= Exercise description =
From the listing that follows, output everything exactly except the pictures.

= Supplied information =
- - - - - - -

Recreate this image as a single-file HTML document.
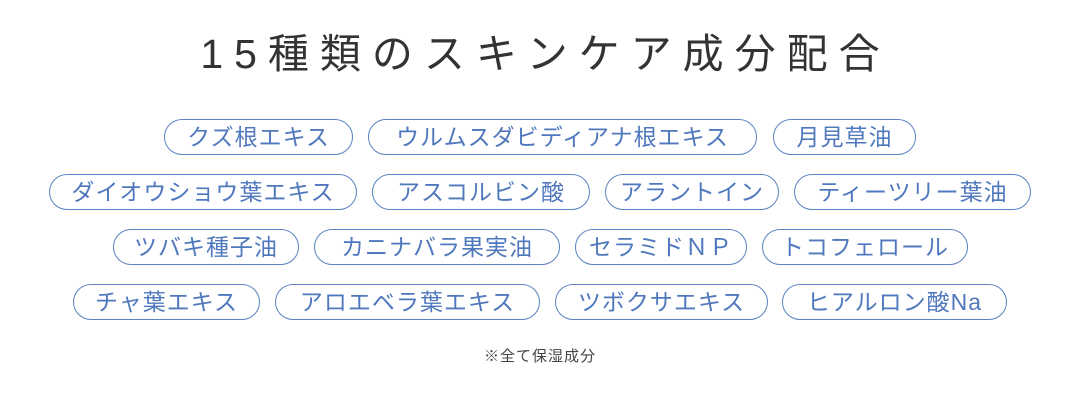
<!DOCTYPE html>
<html><head><meta charset="utf-8"><style>
body{margin:0;width:1080px;height:413px;background:#fff;position:relative;overflow:hidden;font-family:"Liberation Sans","Noto Sans CJK JP",sans-serif}
.t{position:absolute;left:0;width:1080px;top:28px;text-align:center;font-size:41px;letter-spacing:11px;color:#333;line-height:52px;padding-left:11px;box-sizing:border-box}
.p{position:absolute;height:36px;box-sizing:border-box;border:1.5px solid #5b82c2;border-radius:18px;color:#4f78bd;font-size:23px;font-weight:400;letter-spacing:1px;display:flex;align-items:center;justify-content:center;white-space:nowrap;line-height:1;padding-top:1px}
.n{position:absolute;left:0;width:1080px;top:347px;text-align:center;font-size:15px;letter-spacing:1px;color:#444;line-height:20px}
</style></head><body>
<div class="t">15種類のスキンケア成分配合</div>
<div class="p" style="left:164px;top:119px;width:189px">クズ根エキス</div>
<div class="p" style="left:368px;top:119px;width:389px">ウルムスダビディアナ根エキス</div>
<div class="p" style="left:773px;top:119px;width:143px">月見草油</div>
<div class="p" style="left:49px;top:174px;width:308px">ダイオウショウ葉エキス</div>
<div class="p" style="left:372px;top:174px;width:218px">アスコルビン酸</div>
<div class="p" style="left:605px;top:174px;width:174px">アラントイン</div>
<div class="p" style="left:794px;top:174px;width:237px">ティーツリー葉油</div>
<div class="p" style="left:113px;top:229px;width:186px">ツバキ種子油</div>
<div class="p" style="left:314px;top:229px;width:246px">カニナバラ果実油</div>
<div class="p" style="left:575px;top:229px;width:172px">セラミドＮＰ</div>
<div class="p" style="left:762px;top:229px;width:206px">トコフェロール</div>
<div class="p" style="left:73px;top:284px;width:187px">チャ葉エキス</div>
<div class="p" style="left:275px;top:284px;width:265px">アロエベラ葉エキス</div>
<div class="p" style="left:555px;top:284px;width:213px">ツボクサエキス</div>
<div class="p" style="left:782px;top:284px;width:225px">ヒアルロン酸Na</div>
<div class="n">※全て保湿成分</div>
</body></html>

- - - - - - -

= Task output =
Recreate this image as a single-file HTML document.
<!DOCTYPE html>
<html><head><meta charset="utf-8"><style>
body{margin:0;width:1080px;height:413px;background:#fff;position:relative;overflow:hidden;font-family:"Liberation Sans","Noto Sans CJK JP",sans-serif}
.t{position:absolute;left:0;width:1080px;top:28px;text-align:center;font-size:41px;letter-spacing:11px;color:#333;line-height:52px;padding-left:11px;box-sizing:border-box}
.p{position:absolute;height:36px;box-sizing:border-box;border:1.5px solid #5b82c2;border-radius:18px;color:#4f78bd;font-size:23px;font-weight:400;letter-spacing:1px;display:flex;align-items:center;justify-content:center;white-space:nowrap;line-height:1;padding-top:1px}
.n{position:absolute;left:0;width:1080px;top:347px;text-align:center;font-size:15px;letter-spacing:1px;color:#444;line-height:20px}
</style></head><body>
<div class="t">15種類のスキンケア成分配合</div>
<div class="p" style="left:164px;top:119px;width:189px">クズ根エキス</div>
<div class="p" style="left:368px;top:119px;width:389px">ウルムスダビディアナ根エキス</div>
<div class="p" style="left:773px;top:119px;width:143px">月見草油</div>
<div class="p" style="left:49px;top:174px;width:308px">ダイオウショウ葉エキス</div>
<div class="p" style="left:372px;top:174px;width:218px">アスコルビン酸</div>
<div class="p" style="left:605px;top:174px;width:174px">アラントイン</div>
<div class="p" style="left:794px;top:174px;width:237px">ティーツリー葉油</div>
<div class="p" style="left:113px;top:229px;width:186px">ツバキ種子油</div>
<div class="p" style="left:314px;top:229px;width:246px">カニナバラ果実油</div>
<div class="p" style="left:575px;top:229px;width:172px">セラミドＮＰ</div>
<div class="p" style="left:762px;top:229px;width:206px">トコフェロール</div>
<div class="p" style="left:73px;top:284px;width:187px">チャ葉エキス</div>
<div class="p" style="left:275px;top:284px;width:265px">アロエベラ葉エキス</div>
<div class="p" style="left:555px;top:284px;width:213px">ツボクサエキス</div>
<div class="p" style="left:782px;top:284px;width:225px">ヒアルロン酸Na</div>
<div class="n">※全て保湿成分</div>
</body></html>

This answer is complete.